* [Requirements] Please, without the pictures, retype exactly the lines from the start of the material through the line that holds "i Malå kommun</text>".

___ Available data

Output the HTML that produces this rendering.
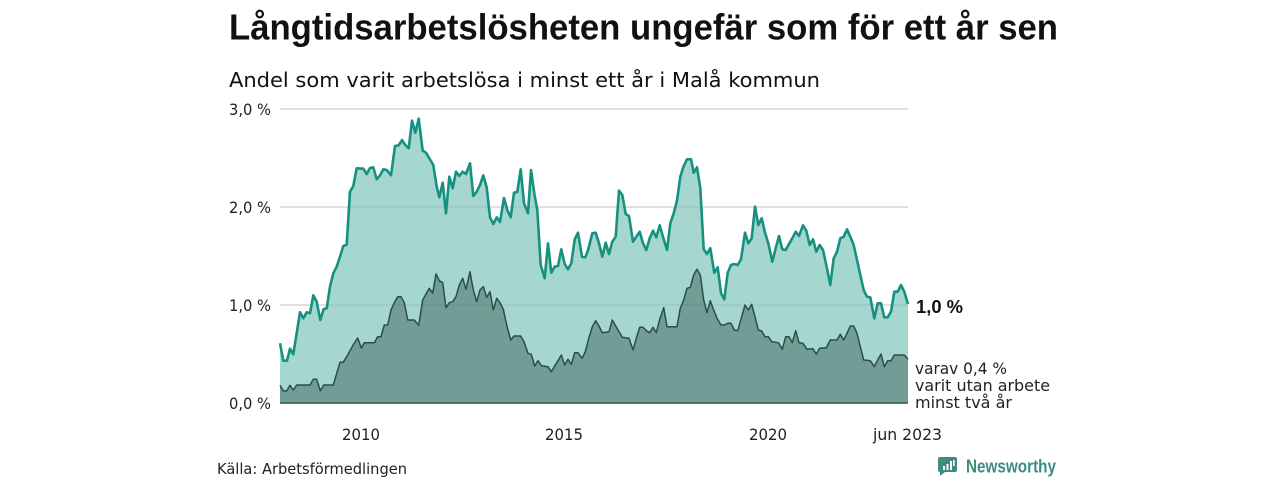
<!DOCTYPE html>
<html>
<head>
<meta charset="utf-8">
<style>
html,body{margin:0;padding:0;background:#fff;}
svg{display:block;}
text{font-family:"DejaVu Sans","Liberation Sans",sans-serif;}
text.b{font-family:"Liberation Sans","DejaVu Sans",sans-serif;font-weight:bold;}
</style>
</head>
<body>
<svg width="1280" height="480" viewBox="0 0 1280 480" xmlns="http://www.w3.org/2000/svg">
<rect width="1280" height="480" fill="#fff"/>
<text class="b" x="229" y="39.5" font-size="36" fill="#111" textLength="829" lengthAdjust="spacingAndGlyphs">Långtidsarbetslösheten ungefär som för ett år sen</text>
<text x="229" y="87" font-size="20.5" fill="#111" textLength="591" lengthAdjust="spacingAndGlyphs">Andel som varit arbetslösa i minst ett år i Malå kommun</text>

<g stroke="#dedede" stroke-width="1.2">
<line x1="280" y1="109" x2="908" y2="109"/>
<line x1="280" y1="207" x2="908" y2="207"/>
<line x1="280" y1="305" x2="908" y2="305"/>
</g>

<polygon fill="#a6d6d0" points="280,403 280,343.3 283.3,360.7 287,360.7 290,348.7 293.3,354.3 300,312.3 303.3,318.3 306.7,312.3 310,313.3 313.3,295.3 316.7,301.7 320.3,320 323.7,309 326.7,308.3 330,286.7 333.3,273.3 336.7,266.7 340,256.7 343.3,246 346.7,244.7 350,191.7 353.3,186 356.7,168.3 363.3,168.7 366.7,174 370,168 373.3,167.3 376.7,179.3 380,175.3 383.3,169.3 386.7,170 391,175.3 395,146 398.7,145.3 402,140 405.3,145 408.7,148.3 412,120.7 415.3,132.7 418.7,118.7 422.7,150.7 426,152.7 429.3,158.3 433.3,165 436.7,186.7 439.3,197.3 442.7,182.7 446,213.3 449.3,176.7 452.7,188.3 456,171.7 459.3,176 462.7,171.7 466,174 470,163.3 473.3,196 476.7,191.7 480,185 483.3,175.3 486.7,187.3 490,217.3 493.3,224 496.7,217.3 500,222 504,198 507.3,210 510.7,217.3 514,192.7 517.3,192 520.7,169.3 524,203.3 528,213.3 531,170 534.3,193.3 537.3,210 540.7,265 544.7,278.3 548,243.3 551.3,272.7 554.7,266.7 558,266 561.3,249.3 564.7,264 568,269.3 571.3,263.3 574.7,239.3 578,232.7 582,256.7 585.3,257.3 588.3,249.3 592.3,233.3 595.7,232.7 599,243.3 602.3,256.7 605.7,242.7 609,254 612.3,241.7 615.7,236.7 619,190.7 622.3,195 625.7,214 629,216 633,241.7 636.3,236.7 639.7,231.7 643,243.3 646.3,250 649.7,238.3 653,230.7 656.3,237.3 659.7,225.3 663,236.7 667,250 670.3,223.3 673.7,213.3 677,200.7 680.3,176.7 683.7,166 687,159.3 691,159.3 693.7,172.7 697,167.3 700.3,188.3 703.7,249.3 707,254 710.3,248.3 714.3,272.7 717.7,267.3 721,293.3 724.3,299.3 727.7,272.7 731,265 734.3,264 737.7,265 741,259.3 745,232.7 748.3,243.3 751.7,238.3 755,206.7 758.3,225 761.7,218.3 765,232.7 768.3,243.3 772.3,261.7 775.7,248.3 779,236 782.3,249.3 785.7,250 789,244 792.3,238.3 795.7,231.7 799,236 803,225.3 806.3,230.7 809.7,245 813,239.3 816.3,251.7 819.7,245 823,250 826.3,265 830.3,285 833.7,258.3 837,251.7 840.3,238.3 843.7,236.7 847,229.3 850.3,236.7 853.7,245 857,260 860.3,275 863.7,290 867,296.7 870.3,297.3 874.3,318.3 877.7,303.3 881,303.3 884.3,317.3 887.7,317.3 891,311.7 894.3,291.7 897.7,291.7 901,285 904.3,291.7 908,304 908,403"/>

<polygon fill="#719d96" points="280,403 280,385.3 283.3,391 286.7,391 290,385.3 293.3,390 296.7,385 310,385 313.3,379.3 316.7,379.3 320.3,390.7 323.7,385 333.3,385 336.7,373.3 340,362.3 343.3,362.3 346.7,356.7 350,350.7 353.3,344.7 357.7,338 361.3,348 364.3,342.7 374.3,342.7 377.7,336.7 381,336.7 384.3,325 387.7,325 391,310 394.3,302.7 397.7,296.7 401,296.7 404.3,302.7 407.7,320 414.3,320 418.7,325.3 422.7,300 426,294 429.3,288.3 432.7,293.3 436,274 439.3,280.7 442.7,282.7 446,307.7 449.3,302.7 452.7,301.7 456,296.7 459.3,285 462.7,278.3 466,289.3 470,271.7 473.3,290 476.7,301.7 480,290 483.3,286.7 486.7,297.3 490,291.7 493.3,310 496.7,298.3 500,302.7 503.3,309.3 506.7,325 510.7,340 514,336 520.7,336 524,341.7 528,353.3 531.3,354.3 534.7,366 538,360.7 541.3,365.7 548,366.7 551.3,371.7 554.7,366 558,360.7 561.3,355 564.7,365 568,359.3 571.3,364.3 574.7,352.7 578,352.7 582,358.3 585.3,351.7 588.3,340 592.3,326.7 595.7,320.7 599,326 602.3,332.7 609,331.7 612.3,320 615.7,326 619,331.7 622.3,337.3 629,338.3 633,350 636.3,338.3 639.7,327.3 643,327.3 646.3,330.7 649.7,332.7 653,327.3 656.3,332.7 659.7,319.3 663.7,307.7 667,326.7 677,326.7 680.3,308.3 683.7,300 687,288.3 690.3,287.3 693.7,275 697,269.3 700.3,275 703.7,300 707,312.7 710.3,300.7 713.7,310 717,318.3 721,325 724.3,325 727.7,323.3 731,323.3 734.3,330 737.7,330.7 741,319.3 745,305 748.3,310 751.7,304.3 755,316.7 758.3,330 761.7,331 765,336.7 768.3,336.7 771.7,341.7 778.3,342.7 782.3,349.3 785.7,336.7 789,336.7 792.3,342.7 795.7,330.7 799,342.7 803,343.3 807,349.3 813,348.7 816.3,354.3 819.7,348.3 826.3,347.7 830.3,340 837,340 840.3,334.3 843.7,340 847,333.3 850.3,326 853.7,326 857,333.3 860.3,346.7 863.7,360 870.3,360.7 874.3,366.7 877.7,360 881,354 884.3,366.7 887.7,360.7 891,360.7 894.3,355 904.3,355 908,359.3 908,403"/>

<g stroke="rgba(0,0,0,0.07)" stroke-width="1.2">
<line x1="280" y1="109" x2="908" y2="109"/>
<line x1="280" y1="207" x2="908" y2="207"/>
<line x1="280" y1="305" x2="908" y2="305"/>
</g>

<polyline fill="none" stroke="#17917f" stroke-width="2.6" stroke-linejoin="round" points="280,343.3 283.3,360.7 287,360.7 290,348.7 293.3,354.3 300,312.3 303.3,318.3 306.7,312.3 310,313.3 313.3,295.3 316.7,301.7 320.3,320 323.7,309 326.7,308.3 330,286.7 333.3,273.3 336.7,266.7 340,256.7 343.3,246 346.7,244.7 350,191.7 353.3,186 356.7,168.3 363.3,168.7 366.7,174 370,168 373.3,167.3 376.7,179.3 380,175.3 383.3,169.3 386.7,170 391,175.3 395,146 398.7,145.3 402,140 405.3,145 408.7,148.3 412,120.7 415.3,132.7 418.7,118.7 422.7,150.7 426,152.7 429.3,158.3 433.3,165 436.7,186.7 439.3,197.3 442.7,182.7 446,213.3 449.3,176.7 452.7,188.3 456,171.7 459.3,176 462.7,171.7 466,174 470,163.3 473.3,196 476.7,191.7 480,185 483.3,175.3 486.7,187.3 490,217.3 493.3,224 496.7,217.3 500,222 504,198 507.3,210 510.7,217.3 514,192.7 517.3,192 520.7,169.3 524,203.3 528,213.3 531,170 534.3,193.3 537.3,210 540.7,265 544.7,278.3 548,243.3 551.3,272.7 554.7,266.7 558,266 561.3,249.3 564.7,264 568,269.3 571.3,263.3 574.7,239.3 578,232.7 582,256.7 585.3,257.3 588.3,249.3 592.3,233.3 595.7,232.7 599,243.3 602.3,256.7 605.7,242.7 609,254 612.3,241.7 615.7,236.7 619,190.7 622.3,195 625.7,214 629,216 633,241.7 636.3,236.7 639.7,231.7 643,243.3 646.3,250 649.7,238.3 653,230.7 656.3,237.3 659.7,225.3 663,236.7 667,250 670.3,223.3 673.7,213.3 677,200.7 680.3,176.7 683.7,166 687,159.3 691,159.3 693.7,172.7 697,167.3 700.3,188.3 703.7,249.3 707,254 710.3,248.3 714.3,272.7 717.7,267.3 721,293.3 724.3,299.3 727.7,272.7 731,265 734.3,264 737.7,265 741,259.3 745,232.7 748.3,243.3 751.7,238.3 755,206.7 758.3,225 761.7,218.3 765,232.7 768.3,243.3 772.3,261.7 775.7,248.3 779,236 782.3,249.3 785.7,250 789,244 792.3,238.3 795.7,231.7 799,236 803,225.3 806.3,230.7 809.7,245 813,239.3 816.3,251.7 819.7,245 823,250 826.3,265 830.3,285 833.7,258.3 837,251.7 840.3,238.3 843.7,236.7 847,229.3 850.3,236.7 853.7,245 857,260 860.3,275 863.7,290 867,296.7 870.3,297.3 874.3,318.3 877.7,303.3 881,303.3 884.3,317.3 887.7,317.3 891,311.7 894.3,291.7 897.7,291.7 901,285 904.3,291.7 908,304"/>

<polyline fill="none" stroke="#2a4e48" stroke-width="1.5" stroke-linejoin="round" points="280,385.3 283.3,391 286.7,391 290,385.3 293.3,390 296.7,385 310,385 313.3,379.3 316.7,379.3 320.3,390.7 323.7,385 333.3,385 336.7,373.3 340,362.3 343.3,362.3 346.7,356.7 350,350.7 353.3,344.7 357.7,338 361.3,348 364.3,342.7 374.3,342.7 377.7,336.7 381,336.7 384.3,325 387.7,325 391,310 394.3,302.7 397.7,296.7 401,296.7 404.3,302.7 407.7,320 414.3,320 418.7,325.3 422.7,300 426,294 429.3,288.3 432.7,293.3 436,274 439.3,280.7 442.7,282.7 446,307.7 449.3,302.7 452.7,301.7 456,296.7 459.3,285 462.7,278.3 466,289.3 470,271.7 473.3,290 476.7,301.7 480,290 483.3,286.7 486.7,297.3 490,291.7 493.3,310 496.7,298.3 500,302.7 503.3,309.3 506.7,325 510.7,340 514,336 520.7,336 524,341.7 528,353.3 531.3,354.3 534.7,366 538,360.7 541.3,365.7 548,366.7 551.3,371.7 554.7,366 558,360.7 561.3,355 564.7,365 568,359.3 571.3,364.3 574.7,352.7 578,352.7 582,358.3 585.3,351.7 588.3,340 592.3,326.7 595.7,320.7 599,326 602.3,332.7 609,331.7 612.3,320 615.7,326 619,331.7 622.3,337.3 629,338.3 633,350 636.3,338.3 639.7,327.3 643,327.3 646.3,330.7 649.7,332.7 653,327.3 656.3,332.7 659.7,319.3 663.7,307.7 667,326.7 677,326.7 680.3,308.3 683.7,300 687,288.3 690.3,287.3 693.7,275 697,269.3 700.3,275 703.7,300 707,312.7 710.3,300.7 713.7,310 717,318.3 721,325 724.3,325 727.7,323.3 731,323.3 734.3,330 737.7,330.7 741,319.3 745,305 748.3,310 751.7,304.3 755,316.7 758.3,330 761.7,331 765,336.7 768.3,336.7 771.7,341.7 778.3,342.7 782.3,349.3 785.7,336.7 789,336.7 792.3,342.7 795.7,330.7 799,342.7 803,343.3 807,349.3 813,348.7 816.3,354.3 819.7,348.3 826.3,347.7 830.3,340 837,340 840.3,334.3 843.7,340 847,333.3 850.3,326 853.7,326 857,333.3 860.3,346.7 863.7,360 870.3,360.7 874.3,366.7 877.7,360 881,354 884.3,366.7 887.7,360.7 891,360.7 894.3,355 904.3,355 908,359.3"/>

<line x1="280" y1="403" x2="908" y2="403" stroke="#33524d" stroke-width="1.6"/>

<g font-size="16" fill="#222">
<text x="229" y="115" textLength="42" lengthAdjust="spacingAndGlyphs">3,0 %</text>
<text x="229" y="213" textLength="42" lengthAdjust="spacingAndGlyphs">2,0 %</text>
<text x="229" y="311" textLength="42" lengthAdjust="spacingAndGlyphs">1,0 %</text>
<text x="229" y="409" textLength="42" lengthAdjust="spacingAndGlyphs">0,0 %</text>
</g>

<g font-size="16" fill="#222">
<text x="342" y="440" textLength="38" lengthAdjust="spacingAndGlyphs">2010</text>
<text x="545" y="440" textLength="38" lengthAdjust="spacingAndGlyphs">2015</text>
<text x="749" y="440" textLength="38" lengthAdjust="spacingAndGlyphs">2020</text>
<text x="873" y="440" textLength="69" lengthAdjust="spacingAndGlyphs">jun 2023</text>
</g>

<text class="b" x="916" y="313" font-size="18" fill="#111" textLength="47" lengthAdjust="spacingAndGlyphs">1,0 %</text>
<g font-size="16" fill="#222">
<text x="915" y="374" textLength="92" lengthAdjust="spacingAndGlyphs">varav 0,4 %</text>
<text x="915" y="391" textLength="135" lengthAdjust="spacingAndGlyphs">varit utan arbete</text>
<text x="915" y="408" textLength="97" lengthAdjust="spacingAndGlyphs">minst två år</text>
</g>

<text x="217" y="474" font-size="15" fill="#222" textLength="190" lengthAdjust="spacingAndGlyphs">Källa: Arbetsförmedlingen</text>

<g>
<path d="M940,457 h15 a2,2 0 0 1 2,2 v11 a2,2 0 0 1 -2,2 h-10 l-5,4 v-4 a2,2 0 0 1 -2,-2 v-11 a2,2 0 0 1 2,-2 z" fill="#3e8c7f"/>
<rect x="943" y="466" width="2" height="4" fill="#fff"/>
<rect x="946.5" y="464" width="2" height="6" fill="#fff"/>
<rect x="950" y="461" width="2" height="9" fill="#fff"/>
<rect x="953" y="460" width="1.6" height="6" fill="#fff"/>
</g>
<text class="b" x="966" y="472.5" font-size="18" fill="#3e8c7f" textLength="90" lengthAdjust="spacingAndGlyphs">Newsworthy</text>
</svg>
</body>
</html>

______

* [Finished task]
Output the HTML that produces this rendering.
<!DOCTYPE html>
<html>
<head>
<meta charset="utf-8">
<style>
html,body{margin:0;padding:0;background:#fff;}
svg{display:block;}
text{font-family:"DejaVu Sans","Liberation Sans",sans-serif;}
text.b{font-family:"Liberation Sans","DejaVu Sans",sans-serif;font-weight:bold;}
</style>
</head>
<body>
<svg width="1280" height="480" viewBox="0 0 1280 480" xmlns="http://www.w3.org/2000/svg">
<rect width="1280" height="480" fill="#fff"/>
<text class="b" x="229" y="39.5" font-size="36" fill="#111" textLength="829" lengthAdjust="spacingAndGlyphs">Långtidsarbetslösheten ungefär som för ett år sen</text>
<text x="229" y="87" font-size="20.5" fill="#111" textLength="591" lengthAdjust="spacingAndGlyphs">Andel som varit arbetslösa i minst ett år i Malå kommun</text>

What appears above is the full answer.